The ruling Justice and Development Party (AK Party) on Tuesday unveiled its election manifesto titled “The Right Steps for the Century of Türkiye.” The 481-page text, which the party painstakingly thought out, comprises six chapters and attaches importance to future projects, ways to improve living standards, and pursuing ambitious goals in foreign policy and national security.
The introductory chapter stresses the AK Party serves a cause, represents a party of the future, pioneers inclusive politics, and shares the ideal of a democratic, reformist and fully independent Türkiye. The movement puts strong social structures, values and the family at the center to make concrete pledges like complementary family income, retirement support for housewives, encouraging young people to start families, launching the Family and Youth Bank, and abolishing face-to-face interviews in public service entrance exams.
The chapter on a stable and robust economy identifies key projects and goals for strategic sectors and pledges to increase per capita income to $16,000.
Regarding democracy and human rights and liberties, the AK Party reiterates its commitment to enacting “supplementary” reforms on top of the “transformative and protective” reforms it implemented over the years.
Meanwhile, the chapter on “holistic foreign policy” identifies the goal of creating the "Axis of Türkiye" in three strategically important areas: Promoting peace and stability in the country’s neighborhood, taking new steps to institutionalize continent-wide initiatives, and spearheading efforts to create a more just global order.
Finally, the chapter titled “A Peaceful Future Through Confidence and Stability” sets the goal of eliminating terrorism altogether, safe cities and building on the experience accumulated over the last five years for the restoration of the presidential system.
Election manifestos contain the pledges, policies and goals of political parties. However, the AK Party has been in power for 21 years and its manifesto aims to take stock of what it has achieved and set goals for the next five years.
President Recep Tayyip Erdoğan made a strong start by combining major projects like the delivery of Black Sea natural gas to the mainland and the launch of Türkiye's first domestic car brand Togg, multipurpose amphibious assault ship and flagship-to-be TCG Anadolu and the Akkuyu Nuclear Power Plant (NPP) with his campaign pledges.
Just one month ahead of the Turkish elections, the public debate continues to focus on ideology and identity as opposed to campaign pledges. Accordingly, the contrast between Erdoğan and the opposition candidate, Republican People's Party (CHP) Chair Kemal Kılıçdaroğlu, and renewed left-right polarization between the two major alliances increasingly make their mark on the election campaign. That is exactly why the fielding of some parliamentary candidates fueled so much controversy.

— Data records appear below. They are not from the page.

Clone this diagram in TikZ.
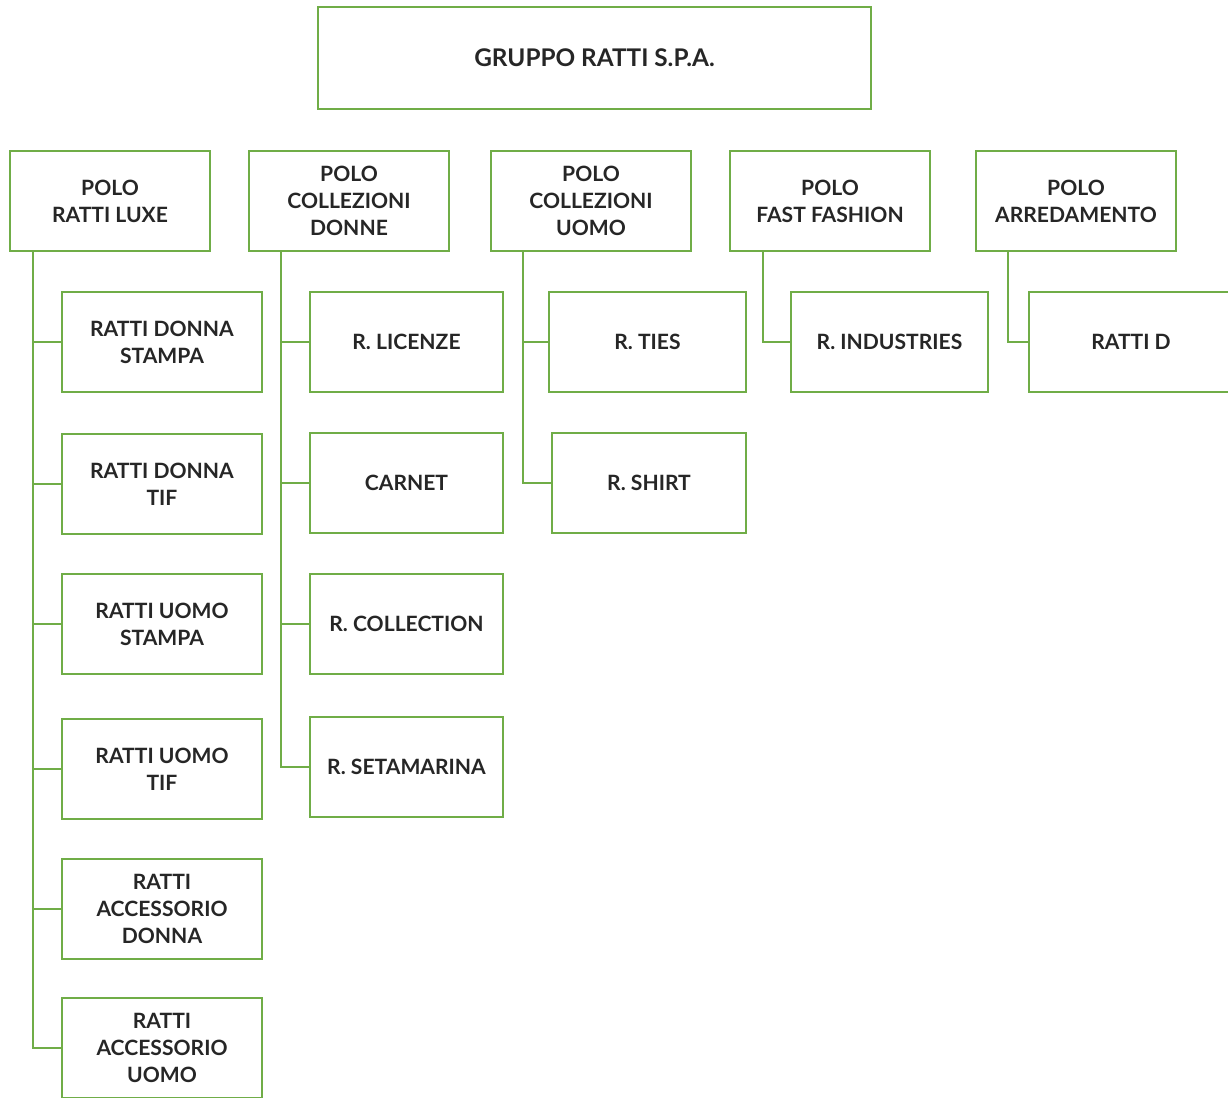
\documentclass[tikz,border=0pt]{standalone}
\usepackage{fontspec}
\setmainfont{Lato}
\definecolor{rattigreen}{RGB}{112,173,71}
\begin{document}
\begin{tikzpicture}[x=0.025cm, y=-0.025cm,
    box/.style={draw=rattigreen, line width=1.9pt, minimum width=200*0.025cm,
        minimum height=100*0.025cm, align=center, inner sep=0pt,
        font=\fontsize{15}{19.2}\selectfont\bfseries, text=black!85},
    link/.style={draw=rattigreen, line width=1.9pt}]
    \useasboundingbox (0,0) rectangle (1228,1097);
    \clip (0,0) rectangle (1228,1097);

    % Group
    \node[box, minimum width=553*0.025cm, minimum height=102*0.025cm,
        font=\fontsize{17.3}{20}\selectfont\bfseries] (gruppo) at (594.5,58) {GRUPPO RATTI S.P.A.};

    % Poli
    \node[box] (luxe)  at (110,201)  {POLO\\RATTI LUXE};
    \node[box] (donne) at (349,201)  {POLO\\COLLEZIONI\\DONNE};
    \node[box] (uomo)  at (591,201)  {POLO\\COLLEZIONI\\UOMO};
    \node[box] (fast)  at (830,201)  {POLO\\FAST FASHION};
    \node[box] (arred) at (1076,201) {POLO\\ARREDAMENTO};

    % Ratti Luxe
    \node[box] (luxeA) at (162,342) {RATTI DONNA\\STAMPA};
    \node[box] (luxeB) at (162,484) {RATTI DONNA\\TIF};
    \node[box] (luxeC) at (162,624) {RATTI UOMO\\STAMPA};
    \node[box] (luxeD) at (162,769) {RATTI UOMO\\TIF};
    \node[box] (luxeE) at (162,909) {RATTI\\ACCESSORIO\\DONNA};
    \node[box] (luxeF) at (162,1048) {RATTI\\ACCESSORIO\\UOMO};
    \coordinate (luxeSpine) at (33,251);
    \draw[link] (luxeSpine) |- (luxeF.west);
    \foreach \n in {luxeA, luxeB, luxeC, luxeD, luxeE}
        \draw[link] (luxeSpine |- \n.west) -- (\n.west);

    % Collezioni donne
    \node[box, minimum width=193*0.025cm] (donneA) at (406.5,342) {R. LICENZE};
    \node[box, minimum width=193*0.025cm] (donneB) at (406.5,483) {CARNET};
    \node[box, minimum width=193*0.025cm] (donneC) at (406.5,624) {R. COLLECTION};
    \node[box, minimum width=193*0.025cm] (donneD) at (406.5,767) {R. SETAMARINA};
    \coordinate (donneSpine) at (281,251);
    \draw[link] (donneSpine) |- (donneD.west);
    \foreach \n in {donneA, donneB, donneC}
        \draw[link] (donneSpine |- \n.west) -- (\n.west);

    % Collezioni uomo
    \node[box, minimum width=197*0.025cm] (uomoA) at (647.5,342) {R. TIES};
    \node[box, minimum width=194*0.025cm] (uomoB) at (649,483) {R. SHIRT};
    \coordinate (uomoSpine) at (523,251);
    \draw[link] (uomoSpine) |- (uomoB.west);
    \draw[link] (uomoSpine |- uomoA.west) -- (uomoA.west);

    % Fast fashion
    \node[box, minimum width=197*0.025cm] (fastA) at (889.5,342) {R. INDUSTRIES};
    \coordinate (fastSpine) at (763,251);
    \draw[link] (fastSpine) |- (fastA.west);

    % Arredamento
    \node[box, minimum width=204*0.025cm] (arredA) at (1131,342) {RATTI D};
    \coordinate (arredSpine) at (1008,251);
    \draw[link] (arredSpine) |- (arredA.west);
\end{tikzpicture}
\end{document}
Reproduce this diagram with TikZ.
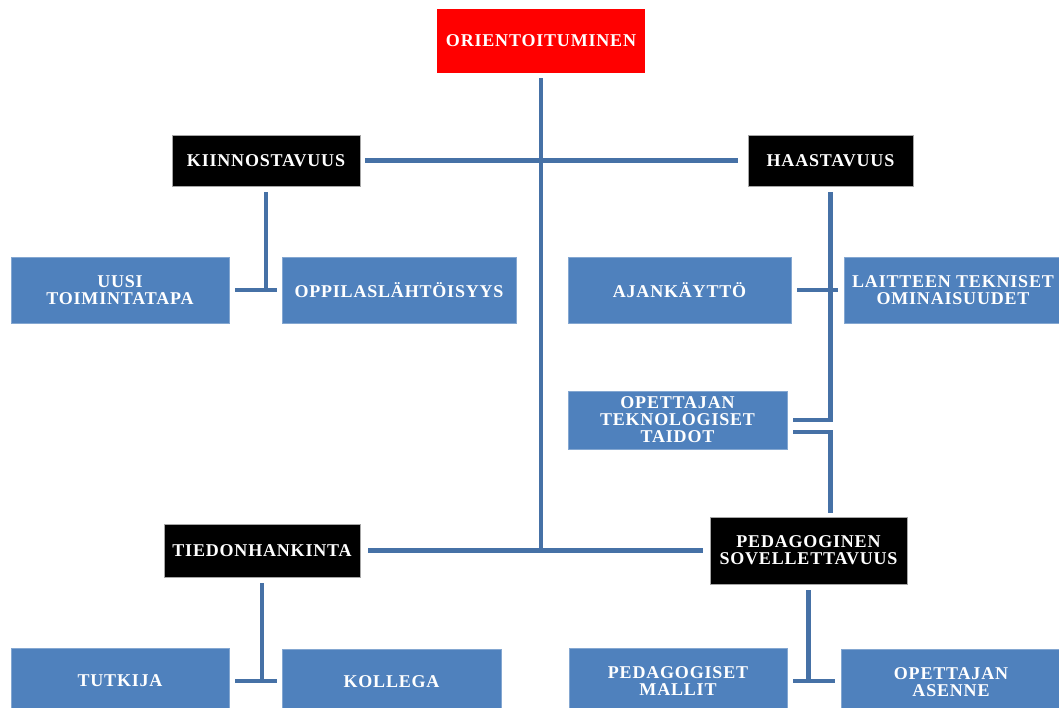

The main reason behind the current situation is the Peoples’ Democratic Party (HDP), contesting the election as part of the Green Left Party (YSP) and feeling increasingly cocky, calling for the release of Abdullah Öcalan and other PKK members and making references to Kurdistan. At the same time, PKK’s ringleaders in Iraq and the Gülenist Terror Group (FETÖ) members have openly endorsed Kılıçdaroğlu and the Nation Alliance. Senior HDP politicians have also been promising to “overhaul the century-old republic” as pro-HDP figures within the main opposition party began to claim that a new peace process was “inevitable.”
All those developments fuel the fear of territorial disintegration among nationalist and right-leaning voters.
Combined with the HDP’s leftist discourse and the Turkish Workers' Party (TIP) elevating its profile, many voters have come to believe that Kılıçdaroğlu’s victory would mean the left coming to power. Some right-wing parties may have been included in the CHP’s candidate lists more strongly than expected, but that does not address concerns over leftists gaining power and might determine the country’s future.
Needless to say, the opposition played some role in that process by vocally accusing the People’s Alliance of being “radical religionists” and “enemies of women and the Left” following the admission of the New Welfare Party (YRP) and The Free Cause Party (HÜDA-PAR). They continue to criticize that alliance’s emphasis on the family and opposition to the LGBT agenda.
The “radical right-winger/religionist” stereotype may be intended to downplay Kılıçdaroğlu’s endorsement by the pro-PKK HDP and FETÖ, but it elicits another response. Under its former chairperson, Deniz Baykal, the main opposition party used to target what it described as “radical religionists officially.” Today, pro-CHP media personalities and HDP and TIP politicians use that same rhetoric. Such developments led to the reproduction of left-right polarization which, many observers assumed, had become obsolete in Turkish politics.